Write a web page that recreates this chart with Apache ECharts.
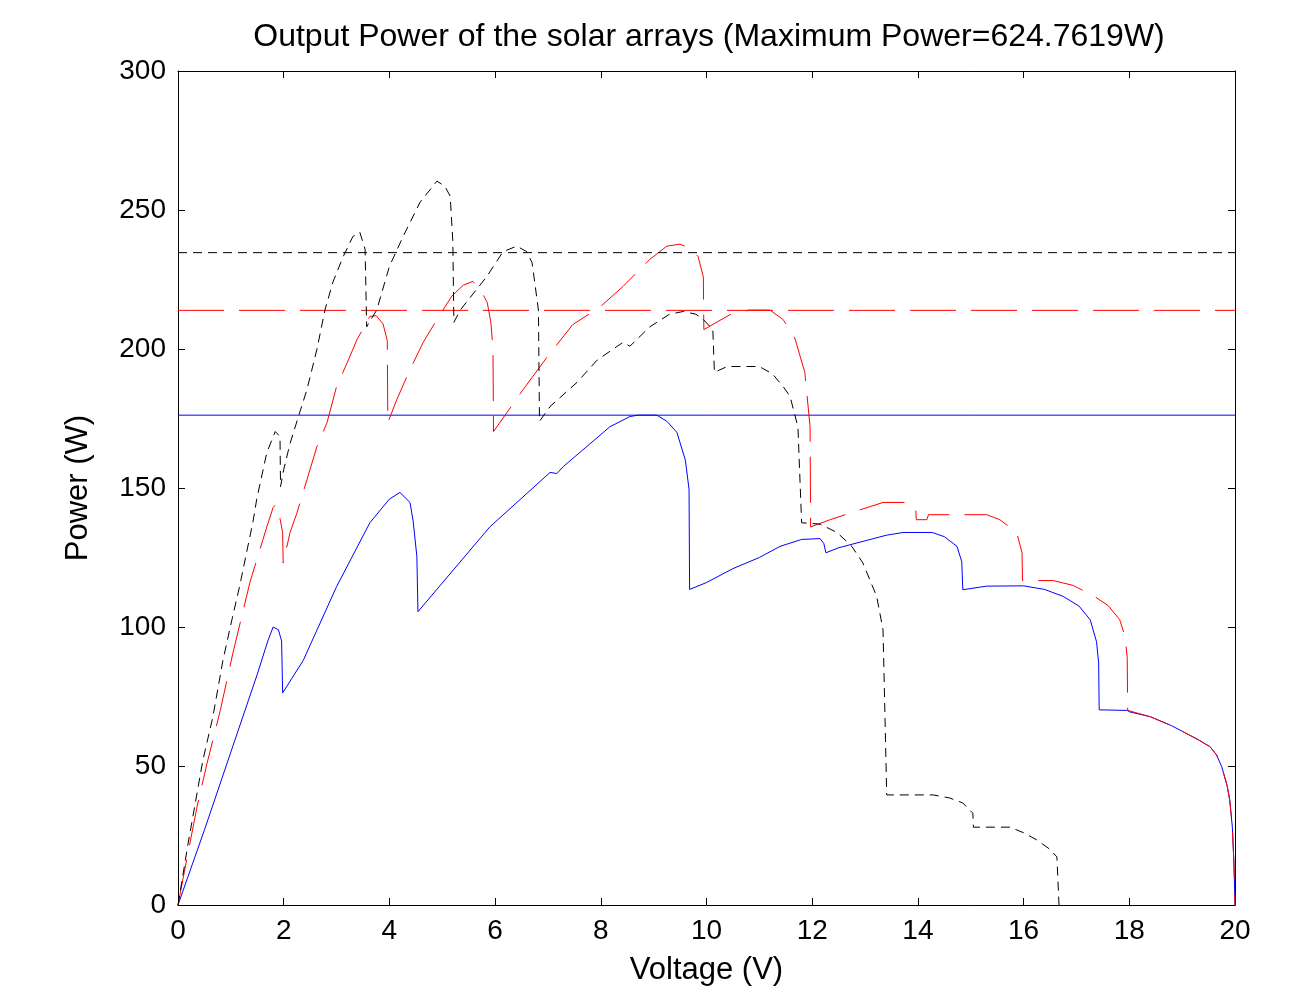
<!DOCTYPE html>
<html>
<head>
<meta charset="utf-8">
<script src="https://cdn.jsdelivr.net/npm/echarts@6/dist/echarts.min.js"></script>
<style>
html,body{margin:0;padding:0;background:#fff;}
#chart{width:1303px;height:998px;}
</style>
</head>
<body>
<div id="chart"></div>
<script>
// ---- data (Voltage V, Power W) ----
const titleText = 'Output Power of the solar arrays (Maximum Power=624.7619W)';
const xTicks = [0, 2, 4, 6, 8, 10, 12, 14, 16, 18, 20];
const yTicks = [0, 50, 100, 150, 200, 250, 300];

const sharedTail = [[18.0,69.5],[18.4,67.7],[18.8,64.5],[19.02,62.3],[19.3,59.5],[19.53,56.9],[19.65,54],[19.75,49.7],[19.85,43],[19.9,37.8],[19.95,28],[19.98,15],[20,0]];

const bluePower = [[0,0],[0.5,27],[1.0,55],[1.5,83],[1.7,95],[1.8,100],[1.9,99],[1.96,95],[1.98,76.3],[2.37,88],[3.0,114.5],[3.63,137.5],[4.0,146],[4.2,148.4],[4.39,144.8],[4.45,138],[4.52,125.3],[4.54,105.5],[5.9,136],[7.04,155.6],[7.17,155.2],[7.29,157.7],[7.74,165],[8.17,172],[8.55,175.7],[8.7,176.2],[9.06,176.2],[9.25,174],[9.44,170],[9.6,160],[9.67,149.5],[9.68,113.5],[10,116],[10.5,121],[11,125],[11.39,129],[11.8,131.5],[12.15,131.8],[12.22,130],[12.26,126.7],[12.5,128.5],[13,131],[13.4,133],[13.72,134],[14.27,134],[14.5,132.5],[14.74,129],[14.83,123.5],[14.85,113.4],[15.3,114.7],[16.0,114.8],[16.4,113.5],[16.75,111],[17.05,107.5],[17.26,102.6],[17.38,94.7],[17.42,87],[17.43,70.2],[17.96,70]];

const redPower = [[0,0],[0.1,10],[0.36,35.3],[0.55,51],[0.8,70],[1.04,90.7],[1.36,116],[1.68,136],[1.8,143],[1.85,144],[1.92,140],[1.98,134],[1.99,123],[2.12,134],[2.25,141],[2.44,153],[2.63,165],[2.82,173.5],[3.0,186.5],[3.2,195],[3.39,203.5],[3.63,211.7],[3.75,212],[3.88,209],[3.96,203],[3.97,173.5],[4.14,181.8],[4.39,192.6],[4.64,202.4],[4.9,210.6],[5.18,219],[5.4,223],[5.58,224.3],[5.7,222],[5.85,216.8],[5.92,209.6],[5.96,200],[5.97,170.3],[6.53,185.4],[6.98,197],[7.47,208.8],[7.98,215],[8.42,222.5],[8.93,232.3],[9.25,237],[9.5,237.7],[9.7,236],[9.84,233.3],[9.94,226],[9.95,207],[10.45,212.4],[10.8,214],[11.2,214],[11.45,210.6],[11.67,204],[11.86,191.6],[11.96,172],[11.97,136],[12.34,138.6],[12.8,141.5],[13.34,144.8],[13.81,144.8],[13.96,142.2],[13.97,138.6],[14.17,138.6],[14.2,140.4],[15.3,140.4],[15.55,138.6],[15.87,134],[15.97,126.7],[15.98,116.7],[16.56,116.7],[16.93,115],[17.3,111.5],[17.6,107.7],[17.82,102.6],[17.92,96.5],[17.96,89.3],[17.97,70]];

const blackPower = [[0,0],[0.19,22],[0.47,52],[0.66,67.7],[0.85,88],[1.02,102.6],[1.17,115],[1.3,127],[1.42,138],[1.49,146],[1.68,162.7],[1.84,170.3],[1.93,168.5],[1.94,150.5],[2.0,156.6],[2.12,166],[2.3,177],[2.44,185.4],[2.63,200],[2.78,214],[2.93,224],[3.12,233],[3.31,240.5],[3.44,242],[3.54,235.9],[3.57,208],[3.76,214],[4.0,229.7],[4.26,240.5],[4.58,252.8],[4.9,260.4],[5.05,258.5],[5.15,255],[5.2,238.8],[5.22,209.6],[5.34,214],[5.84,226],[6.15,235],[6.41,237],[6.6,235],[6.7,231],[6.82,214],[6.84,174],[7.04,179.3],[7.55,188],[7.93,196],[8.42,202.4],[8.55,201],[8.93,208],[9.3,212.5],[9.56,213.5],[9.8,212.5],[9.94,210.6],[10.12,207],[10.15,191.6],[10.39,193.7],[11.0,193.7],[11.25,191],[11.45,186.5],[11.58,183],[11.73,172],[11.8,137.5],[12.15,137],[12.47,134],[12.75,129],[12.96,123],[13.22,111],[13.34,99],[13.41,39.6],[14.29,39.6],[14.6,38.5],[14.85,36.7],[15.04,33],[15.05,28],[15.74,28],[16.0,26],[16.25,23.4],[16.5,20],[16.63,17.3],[16.67,0]];

const maxBlue = 176.2;
const maxRed = 213.9;
const maxBlack = 234.66;
const xRange = [0, 20];

// ---- chart ----
const FONT = 'Liberation Sans';
const chart = echarts.init(document.getElementById('chart'), null, {renderer: 'canvas'});

function hLine(v) { return [[xRange[0], v], [xRange[1], v]]; }

const axisCommon = {
  axisLine: {show: true, onZero: false, lineStyle: {color: '#000', width: 1}},
  axisTick: {show: true, inside: true, length: 7, lineStyle: {color: '#000', width: 1}},
  splitLine: {show: false},
  minorTick: {show: false}
};

chart.setOption({
  animation: false,
  backgroundColor: '#fff',
  textStyle: {fontFamily: FONT},
  title: {
    text: titleText,
    left: 704,
    top: 16,
    textAlign: 'center',
    textStyle: {fontFamily: FONT, fontSize: 32, fontWeight: 'normal', color: '#000'}
  },
  grid: {left: 178, right: 68, top: 71, bottom: 93, containLabel: false},
  xAxis: [
    Object.assign({}, axisCommon, {
      type: 'value', position: 'bottom', min: 0, max: 20, interval: 2,
      name: 'Voltage (V)', nameLocation: 'middle', nameGap: 50,
      nameTextStyle: {fontFamily: FONT, fontSize: 31, color: '#000'},
      axisLabel: {show: true, margin: 12, color: '#000', fontFamily: FONT, fontSize: 28,
        formatter: v => xTicks.includes(v) ? String(v) : ''}
    }),
    Object.assign({}, axisCommon, {
      type: 'value', position: 'top', min: 0, max: 20, interval: 2,
      axisLabel: {show: false}
    })
  ],
  yAxis: [
    Object.assign({}, axisCommon, {
      type: 'value', position: 'left', min: 0, max: 300, interval: 50,
      name: 'Power (W)', nameLocation: 'middle', nameGap: 84,
      nameTextStyle: {fontFamily: FONT, fontSize: 31, color: '#000'},
      axisLabel: {show: true, margin: 12, color: '#000', fontFamily: FONT, fontSize: 28,
        formatter: v => yTicks.includes(v) ? String(v) : ''}
    }),
    Object.assign({}, axisCommon, {
      type: 'value', position: 'right', min: 0, max: 300, interval: 50,
      axisLabel: {show: false}
    })
  ],
  series: [
    {type: 'line', name: 'blue', data: bluePower.concat(sharedTail), showSymbol: false, symbol: 'none',
      lineStyle: {color: '#0000ff', width: 1, type: 'solid'}, z: 2},
    {type: 'line', name: 'red', data: redPower.concat(sharedTail), showSymbol: false, symbol: 'none',
      lineStyle: {color: '#ff0000', width: 1, type: [46, 15]}, z: 3},
    {type: 'line', name: 'black', data: blackPower, showSymbol: false, symbol: 'none',
      lineStyle: {color: '#000000', width: 1, type: [9, 6]}, z: 4},
    {type: 'line', name: 'maxBlue', data: hLine(maxBlue), showSymbol: false, symbol: 'none',
      lineStyle: {color: '#0000ff', width: 1, type: 'solid'}, z: 2},
    {type: 'line', name: 'maxRed', data: hLine(maxRed), showSymbol: false, symbol: 'none',
      lineStyle: {color: '#ff0000', width: 1, type: [46, 15]}, z: 3},
    {type: 'line', name: 'maxBlack', data: hLine(maxBlack), showSymbol: false, symbol: 'none',
      lineStyle: {color: '#000000', width: 1, type: [9, 6]}, z: 4}
  ]
});
</script>
</body>
</html>
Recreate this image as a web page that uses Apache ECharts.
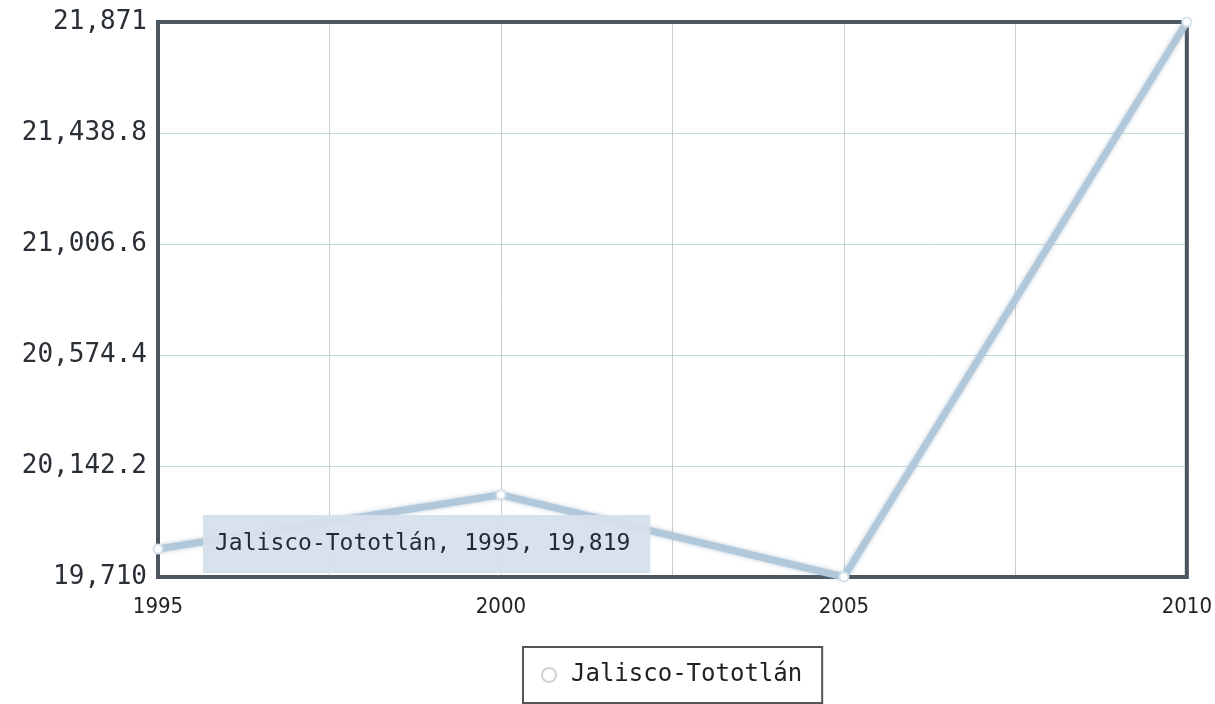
<!DOCTYPE html>
<html>
<head>
<meta charset="utf-8">
<script src="https://cdn.jsdelivr.net/npm/echarts@6/dist/echarts.min.js"></script>
<style>
html, body { margin: 0; padding: 0; background: #fff; }
#main { width: 1215px; height: 704px; }
</style>
</head>
<body>
<div id="main"></div>
<script>
// data
var seriesName = 'Jalisco-Tototlán';
var years = [1995, 2000, 2005, 2010];
var values = [19819, 20030, 19710, 21871];
var yMin = 19710, yMax = 21871;
var tipIndex = 0;

var myChart = echarts.init(document.getElementById('main'));

function fmt(v) {
    return v.toLocaleString('en-US', { maximumFractionDigits: 1 });
}

var option = {
    animation: false,
    grid: {
        left: 158, right: 27, top: 22, bottom: 127,
        show: true, borderColor: '#4b5661', borderWidth: 0, backgroundColor: '#fff'
    },
    xAxis: {
        type: 'value', min: 1995, max: 2010, interval: 2.5,
        axisLine: { show: false },
        axisTick: { show: false },
        splitLine: { show: true, lineStyle: { color: '#c9cfd2', width: 1 } },
        axisLabel: {
            margin: 19,
            fontFamily: 'DejaVu Sans Condensed, Liberation Sans Narrow, sans-serif',
            fontSize: 22, color: '#222',
            formatter: function (v) { return v % 5 === 0 ? String(v) : ''; }
        }
    },
    yAxis: {
        type: 'value', min: yMin, max: yMax, interval: (yMax - yMin) / 5,
        axisLine: { show: false },
        axisTick: { show: false },
        splitLine: { show: true, lineStyle: { color: '#bfdcd9', width: 1 } },
        axisLabel: {
            margin: 11,
            fontFamily: 'DejaVu Sans Mono, monospace',
            fontSize: 26, color: '#2a2f35',
            formatter: function (v) { return fmt(Math.round(v * 10) / 10); }
        }
    },
    legend: {
        bottom: 1, left: 523,
        padding: [16, 20, 16, 18],
        borderColor: '#555', borderWidth: 2,
        itemWidth: 14, itemHeight: 14, itemGap: 10,
        icon: 'circle',
        textStyle: { fontFamily: 'DejaVu Sans Mono, monospace', fontSize: 24, color: '#222', padding: [0, 0, 0, 10] },
        data: [{ name: seriesName, itemStyle: { color: '#fff', borderColor: '#ccd3d8', borderWidth: 2 } }]
    },
    series: [{
        name: seriesName,
        type: 'line',
        data: years.map(function (y, i) { return [y, values[i]]; }),
        symbol: 'circle', symbolSize: 9,
        itemStyle: { color: '#fff', borderColor: '#d4e2ec', borderWidth: 2 },
        lineStyle: { color: '#b0c8da', width: 7, shadowColor: 'rgba(120,150,175,0.5)', shadowBlur: 4 },
        z: 3
    }]
};

myChart.setOption(option);

// frame and static tip box as in the picture
var p0 = myChart.convertToPixel({ gridIndex: 0 }, [1995, yMax]);
var p1 = myChart.convertToPixel({ gridIndex: 0 }, [2010, yMin]);
var p = myChart.convertToPixel({ gridIndex: 0 }, [years[tipIndex], values[tipIndex]]);
myChart.setOption({
    graphic: [{
        type: 'rect', z: 2,
        shape: { x: p0[0], y: p0[1], width: p1[0] - p0[0], height: p1[1] - p0[1] },
        style: { fill: null, stroke: '#4b5661', lineWidth: 4 }
    }, {
        type: 'text',
        left: p[0] + 45, top: 515, z: 10,
        style: {
            text: seriesName + ', ' + years[tipIndex] + ', ' + fmt(values[tipIndex]),
            fontFamily: 'DejaVu Sans Mono, monospace', fontSize: 23, fill: '#1f2a36',
            backgroundColor: 'rgba(214,224,236,0.95)',
            padding: [18, 20, 17, 12]
        }
    }]
});
</script>
</body>
</html>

» **GIVEN INSTRUCTION**:
All lines holding the word "this" should be picked out and copied.

» **RESPONSE**:
Write a web page that recreates this chart with Apache ECharts.
Recreate this image as a web page that uses Apache ECharts.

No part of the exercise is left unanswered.